TASK BRIEF:
Your task is to retype the lines from the opening of the material through the line that includes "import seaborn as sns". Do not copy the pictures.

>>>

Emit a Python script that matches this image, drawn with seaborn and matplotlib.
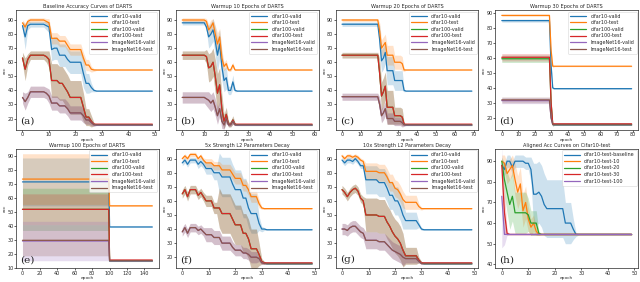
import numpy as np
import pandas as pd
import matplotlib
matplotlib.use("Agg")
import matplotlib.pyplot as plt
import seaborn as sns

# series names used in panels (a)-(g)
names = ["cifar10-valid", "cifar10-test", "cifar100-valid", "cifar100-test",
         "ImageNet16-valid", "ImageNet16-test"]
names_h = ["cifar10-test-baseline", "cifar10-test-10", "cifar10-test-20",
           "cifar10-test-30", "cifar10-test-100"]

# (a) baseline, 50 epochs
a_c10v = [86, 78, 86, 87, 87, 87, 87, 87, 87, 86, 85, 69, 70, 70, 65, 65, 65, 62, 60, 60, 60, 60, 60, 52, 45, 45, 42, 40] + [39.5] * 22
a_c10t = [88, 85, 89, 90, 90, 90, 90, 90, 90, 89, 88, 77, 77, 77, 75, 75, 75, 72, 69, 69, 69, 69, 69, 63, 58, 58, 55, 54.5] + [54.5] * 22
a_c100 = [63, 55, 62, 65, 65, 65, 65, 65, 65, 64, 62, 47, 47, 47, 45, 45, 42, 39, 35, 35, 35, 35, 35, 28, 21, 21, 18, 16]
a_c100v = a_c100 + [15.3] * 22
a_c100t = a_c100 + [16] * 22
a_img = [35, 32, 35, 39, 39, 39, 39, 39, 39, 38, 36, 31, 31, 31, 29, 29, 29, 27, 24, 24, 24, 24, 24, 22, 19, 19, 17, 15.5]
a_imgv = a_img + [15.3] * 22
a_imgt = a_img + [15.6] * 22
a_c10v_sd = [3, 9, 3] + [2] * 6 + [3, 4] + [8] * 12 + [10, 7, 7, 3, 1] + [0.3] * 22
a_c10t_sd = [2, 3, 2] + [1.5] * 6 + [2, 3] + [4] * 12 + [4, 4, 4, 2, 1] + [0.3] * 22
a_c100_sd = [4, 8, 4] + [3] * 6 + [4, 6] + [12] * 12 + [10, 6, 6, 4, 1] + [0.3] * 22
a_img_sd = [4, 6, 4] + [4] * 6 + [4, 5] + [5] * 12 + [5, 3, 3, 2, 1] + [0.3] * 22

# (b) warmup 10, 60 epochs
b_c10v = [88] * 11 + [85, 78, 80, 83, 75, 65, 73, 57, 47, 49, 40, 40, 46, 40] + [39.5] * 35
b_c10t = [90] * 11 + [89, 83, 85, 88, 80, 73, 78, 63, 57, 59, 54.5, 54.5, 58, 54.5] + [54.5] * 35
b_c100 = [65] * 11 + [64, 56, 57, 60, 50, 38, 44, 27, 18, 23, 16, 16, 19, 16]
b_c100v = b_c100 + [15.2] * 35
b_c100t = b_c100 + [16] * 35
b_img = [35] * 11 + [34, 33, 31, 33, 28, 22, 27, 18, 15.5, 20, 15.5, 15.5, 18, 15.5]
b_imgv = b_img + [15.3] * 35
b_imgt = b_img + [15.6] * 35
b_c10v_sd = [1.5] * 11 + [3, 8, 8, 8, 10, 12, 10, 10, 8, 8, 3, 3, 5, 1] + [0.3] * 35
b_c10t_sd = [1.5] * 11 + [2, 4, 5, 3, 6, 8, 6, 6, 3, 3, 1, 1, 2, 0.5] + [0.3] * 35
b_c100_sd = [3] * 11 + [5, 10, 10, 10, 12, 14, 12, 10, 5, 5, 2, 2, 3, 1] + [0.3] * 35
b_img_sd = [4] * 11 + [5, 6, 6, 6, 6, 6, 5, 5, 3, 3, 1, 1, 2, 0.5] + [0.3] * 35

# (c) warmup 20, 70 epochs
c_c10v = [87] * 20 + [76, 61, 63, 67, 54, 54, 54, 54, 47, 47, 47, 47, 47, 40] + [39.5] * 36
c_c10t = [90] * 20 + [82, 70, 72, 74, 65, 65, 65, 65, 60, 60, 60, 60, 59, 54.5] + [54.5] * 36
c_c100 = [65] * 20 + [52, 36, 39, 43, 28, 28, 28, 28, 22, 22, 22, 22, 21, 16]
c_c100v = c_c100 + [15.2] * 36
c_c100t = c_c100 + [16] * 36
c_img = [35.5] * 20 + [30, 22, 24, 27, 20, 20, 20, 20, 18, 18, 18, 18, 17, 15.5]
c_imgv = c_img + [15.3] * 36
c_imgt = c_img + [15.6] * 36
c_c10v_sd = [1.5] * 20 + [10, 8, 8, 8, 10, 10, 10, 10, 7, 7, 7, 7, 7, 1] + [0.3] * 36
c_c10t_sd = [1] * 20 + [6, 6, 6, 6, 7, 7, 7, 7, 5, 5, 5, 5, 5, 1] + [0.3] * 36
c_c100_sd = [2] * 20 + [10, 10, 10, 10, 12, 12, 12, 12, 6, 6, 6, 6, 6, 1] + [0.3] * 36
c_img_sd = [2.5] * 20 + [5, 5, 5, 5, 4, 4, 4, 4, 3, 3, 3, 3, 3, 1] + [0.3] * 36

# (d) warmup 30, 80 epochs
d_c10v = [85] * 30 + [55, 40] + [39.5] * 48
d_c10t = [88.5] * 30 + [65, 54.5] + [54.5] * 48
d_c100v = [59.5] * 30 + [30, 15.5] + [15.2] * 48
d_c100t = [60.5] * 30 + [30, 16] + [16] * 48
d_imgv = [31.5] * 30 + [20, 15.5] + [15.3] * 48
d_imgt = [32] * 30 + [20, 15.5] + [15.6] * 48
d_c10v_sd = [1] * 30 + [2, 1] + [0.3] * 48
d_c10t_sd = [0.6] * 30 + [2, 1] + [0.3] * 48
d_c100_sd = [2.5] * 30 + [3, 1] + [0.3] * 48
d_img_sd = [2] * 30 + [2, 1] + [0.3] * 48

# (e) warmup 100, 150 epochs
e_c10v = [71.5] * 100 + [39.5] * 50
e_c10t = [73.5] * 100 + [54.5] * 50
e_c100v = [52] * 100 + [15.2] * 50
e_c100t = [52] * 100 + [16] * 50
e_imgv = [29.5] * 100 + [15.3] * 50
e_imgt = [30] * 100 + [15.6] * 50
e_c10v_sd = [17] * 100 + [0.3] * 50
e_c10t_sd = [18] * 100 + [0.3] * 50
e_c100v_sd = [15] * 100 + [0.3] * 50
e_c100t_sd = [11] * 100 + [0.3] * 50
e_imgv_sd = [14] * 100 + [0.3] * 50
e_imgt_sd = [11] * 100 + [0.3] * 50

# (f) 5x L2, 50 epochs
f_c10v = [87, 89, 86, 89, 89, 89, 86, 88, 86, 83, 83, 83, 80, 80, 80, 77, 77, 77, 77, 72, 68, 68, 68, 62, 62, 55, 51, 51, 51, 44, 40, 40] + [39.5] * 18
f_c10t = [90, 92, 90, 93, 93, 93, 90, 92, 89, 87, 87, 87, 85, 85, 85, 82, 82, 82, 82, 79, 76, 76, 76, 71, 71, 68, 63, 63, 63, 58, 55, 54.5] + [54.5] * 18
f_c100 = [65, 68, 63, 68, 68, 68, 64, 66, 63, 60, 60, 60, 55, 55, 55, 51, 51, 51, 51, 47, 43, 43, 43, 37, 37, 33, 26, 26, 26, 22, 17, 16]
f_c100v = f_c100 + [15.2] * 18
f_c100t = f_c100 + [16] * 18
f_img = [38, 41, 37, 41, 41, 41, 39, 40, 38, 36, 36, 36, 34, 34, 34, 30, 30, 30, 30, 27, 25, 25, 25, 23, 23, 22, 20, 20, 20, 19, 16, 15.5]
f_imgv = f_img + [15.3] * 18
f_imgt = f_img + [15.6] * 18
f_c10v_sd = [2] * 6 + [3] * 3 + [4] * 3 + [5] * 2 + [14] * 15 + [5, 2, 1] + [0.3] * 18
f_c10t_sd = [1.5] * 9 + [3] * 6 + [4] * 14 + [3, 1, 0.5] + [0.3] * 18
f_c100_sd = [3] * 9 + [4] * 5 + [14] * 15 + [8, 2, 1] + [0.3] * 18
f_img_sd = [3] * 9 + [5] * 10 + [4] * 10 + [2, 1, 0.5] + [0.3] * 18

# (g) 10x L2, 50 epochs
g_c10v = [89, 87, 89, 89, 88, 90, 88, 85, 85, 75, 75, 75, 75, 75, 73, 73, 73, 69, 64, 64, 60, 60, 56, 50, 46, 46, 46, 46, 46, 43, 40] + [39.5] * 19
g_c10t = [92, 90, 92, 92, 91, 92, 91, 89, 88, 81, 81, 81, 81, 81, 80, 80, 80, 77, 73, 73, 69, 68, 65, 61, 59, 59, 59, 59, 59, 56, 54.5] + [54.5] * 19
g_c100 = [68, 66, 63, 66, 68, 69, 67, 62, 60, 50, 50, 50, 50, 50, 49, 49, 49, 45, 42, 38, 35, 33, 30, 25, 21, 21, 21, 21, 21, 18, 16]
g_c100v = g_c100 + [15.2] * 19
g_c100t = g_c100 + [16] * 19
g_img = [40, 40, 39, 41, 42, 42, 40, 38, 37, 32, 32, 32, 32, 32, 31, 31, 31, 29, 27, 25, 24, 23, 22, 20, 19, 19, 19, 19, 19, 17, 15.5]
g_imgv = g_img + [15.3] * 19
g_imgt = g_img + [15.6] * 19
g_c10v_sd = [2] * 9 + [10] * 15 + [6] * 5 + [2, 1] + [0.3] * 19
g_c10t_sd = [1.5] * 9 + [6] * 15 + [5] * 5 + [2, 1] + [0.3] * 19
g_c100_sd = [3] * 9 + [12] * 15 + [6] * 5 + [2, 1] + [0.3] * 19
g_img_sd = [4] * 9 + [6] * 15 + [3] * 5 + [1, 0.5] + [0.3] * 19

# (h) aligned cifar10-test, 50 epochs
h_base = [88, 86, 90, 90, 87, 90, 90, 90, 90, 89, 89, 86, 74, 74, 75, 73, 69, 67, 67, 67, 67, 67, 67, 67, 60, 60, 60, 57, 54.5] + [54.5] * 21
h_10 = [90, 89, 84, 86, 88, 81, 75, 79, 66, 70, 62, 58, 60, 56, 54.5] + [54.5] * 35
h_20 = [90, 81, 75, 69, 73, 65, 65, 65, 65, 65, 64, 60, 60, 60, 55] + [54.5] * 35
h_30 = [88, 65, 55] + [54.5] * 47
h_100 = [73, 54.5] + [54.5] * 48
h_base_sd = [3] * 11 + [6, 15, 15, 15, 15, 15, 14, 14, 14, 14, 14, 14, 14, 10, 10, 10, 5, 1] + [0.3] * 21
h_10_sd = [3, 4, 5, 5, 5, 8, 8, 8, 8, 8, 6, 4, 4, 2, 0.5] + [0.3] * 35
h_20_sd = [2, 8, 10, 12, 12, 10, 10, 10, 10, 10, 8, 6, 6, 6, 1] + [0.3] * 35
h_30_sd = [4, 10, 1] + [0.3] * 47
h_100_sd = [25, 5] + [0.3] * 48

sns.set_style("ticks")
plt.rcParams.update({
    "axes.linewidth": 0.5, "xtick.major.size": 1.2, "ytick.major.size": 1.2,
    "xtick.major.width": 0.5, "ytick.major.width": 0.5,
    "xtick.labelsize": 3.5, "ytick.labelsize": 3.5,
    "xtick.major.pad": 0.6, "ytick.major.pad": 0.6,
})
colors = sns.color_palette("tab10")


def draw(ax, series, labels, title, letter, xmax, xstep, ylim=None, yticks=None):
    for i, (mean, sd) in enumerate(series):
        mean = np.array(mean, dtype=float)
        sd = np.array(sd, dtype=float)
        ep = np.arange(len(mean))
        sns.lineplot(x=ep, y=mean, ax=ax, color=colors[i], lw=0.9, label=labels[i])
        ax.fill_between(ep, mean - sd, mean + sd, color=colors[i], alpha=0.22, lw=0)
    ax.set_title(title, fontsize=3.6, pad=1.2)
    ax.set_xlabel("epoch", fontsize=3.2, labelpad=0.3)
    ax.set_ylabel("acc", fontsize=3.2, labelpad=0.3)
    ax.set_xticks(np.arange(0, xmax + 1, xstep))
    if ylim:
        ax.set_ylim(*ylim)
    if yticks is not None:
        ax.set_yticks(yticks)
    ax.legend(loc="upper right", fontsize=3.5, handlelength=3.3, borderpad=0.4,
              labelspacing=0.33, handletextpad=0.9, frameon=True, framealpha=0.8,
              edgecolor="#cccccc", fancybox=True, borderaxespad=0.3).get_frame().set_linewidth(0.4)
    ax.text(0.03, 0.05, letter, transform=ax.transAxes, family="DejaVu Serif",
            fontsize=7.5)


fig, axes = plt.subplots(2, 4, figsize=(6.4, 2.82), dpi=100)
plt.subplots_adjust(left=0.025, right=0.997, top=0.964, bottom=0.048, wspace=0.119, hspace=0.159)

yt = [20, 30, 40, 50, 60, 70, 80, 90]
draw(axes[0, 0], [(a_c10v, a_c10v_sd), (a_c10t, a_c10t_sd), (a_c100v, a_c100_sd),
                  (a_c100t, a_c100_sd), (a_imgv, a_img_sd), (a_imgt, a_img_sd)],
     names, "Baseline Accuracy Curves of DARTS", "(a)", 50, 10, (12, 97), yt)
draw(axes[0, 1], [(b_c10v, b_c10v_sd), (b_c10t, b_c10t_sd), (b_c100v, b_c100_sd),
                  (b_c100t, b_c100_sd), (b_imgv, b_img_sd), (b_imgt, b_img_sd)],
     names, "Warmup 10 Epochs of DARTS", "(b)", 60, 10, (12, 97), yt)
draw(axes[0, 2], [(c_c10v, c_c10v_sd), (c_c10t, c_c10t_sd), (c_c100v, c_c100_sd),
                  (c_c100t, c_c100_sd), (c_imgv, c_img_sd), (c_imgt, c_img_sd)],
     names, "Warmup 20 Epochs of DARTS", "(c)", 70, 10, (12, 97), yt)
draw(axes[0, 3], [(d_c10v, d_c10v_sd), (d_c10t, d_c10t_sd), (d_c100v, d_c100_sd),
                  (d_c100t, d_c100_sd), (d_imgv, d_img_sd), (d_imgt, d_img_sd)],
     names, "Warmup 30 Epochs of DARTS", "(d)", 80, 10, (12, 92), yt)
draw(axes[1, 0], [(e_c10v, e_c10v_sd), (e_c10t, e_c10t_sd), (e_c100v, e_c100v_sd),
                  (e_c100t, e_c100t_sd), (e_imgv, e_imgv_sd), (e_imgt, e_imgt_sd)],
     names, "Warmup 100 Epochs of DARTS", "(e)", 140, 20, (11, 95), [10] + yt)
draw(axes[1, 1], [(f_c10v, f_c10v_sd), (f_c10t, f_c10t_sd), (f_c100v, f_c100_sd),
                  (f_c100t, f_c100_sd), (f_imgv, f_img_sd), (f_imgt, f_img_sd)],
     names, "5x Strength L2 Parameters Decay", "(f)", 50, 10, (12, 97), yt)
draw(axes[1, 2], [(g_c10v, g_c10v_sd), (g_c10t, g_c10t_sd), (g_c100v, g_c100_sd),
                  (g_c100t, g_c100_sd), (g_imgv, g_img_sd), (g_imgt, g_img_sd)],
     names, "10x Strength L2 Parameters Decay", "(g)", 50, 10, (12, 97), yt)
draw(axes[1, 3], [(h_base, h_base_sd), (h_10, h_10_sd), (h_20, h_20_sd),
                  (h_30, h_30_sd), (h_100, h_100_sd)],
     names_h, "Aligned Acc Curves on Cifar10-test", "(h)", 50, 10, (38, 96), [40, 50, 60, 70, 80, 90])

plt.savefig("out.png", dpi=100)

<<<

WRITTEN ANSWER:
Emit a Python script that matches this image, drawn with seaborn and matplotlib.
import numpy as np
import pandas as pd
import matplotlib
matplotlib.use("Agg")
import matplotlib.pyplot as plt
import seaborn as sns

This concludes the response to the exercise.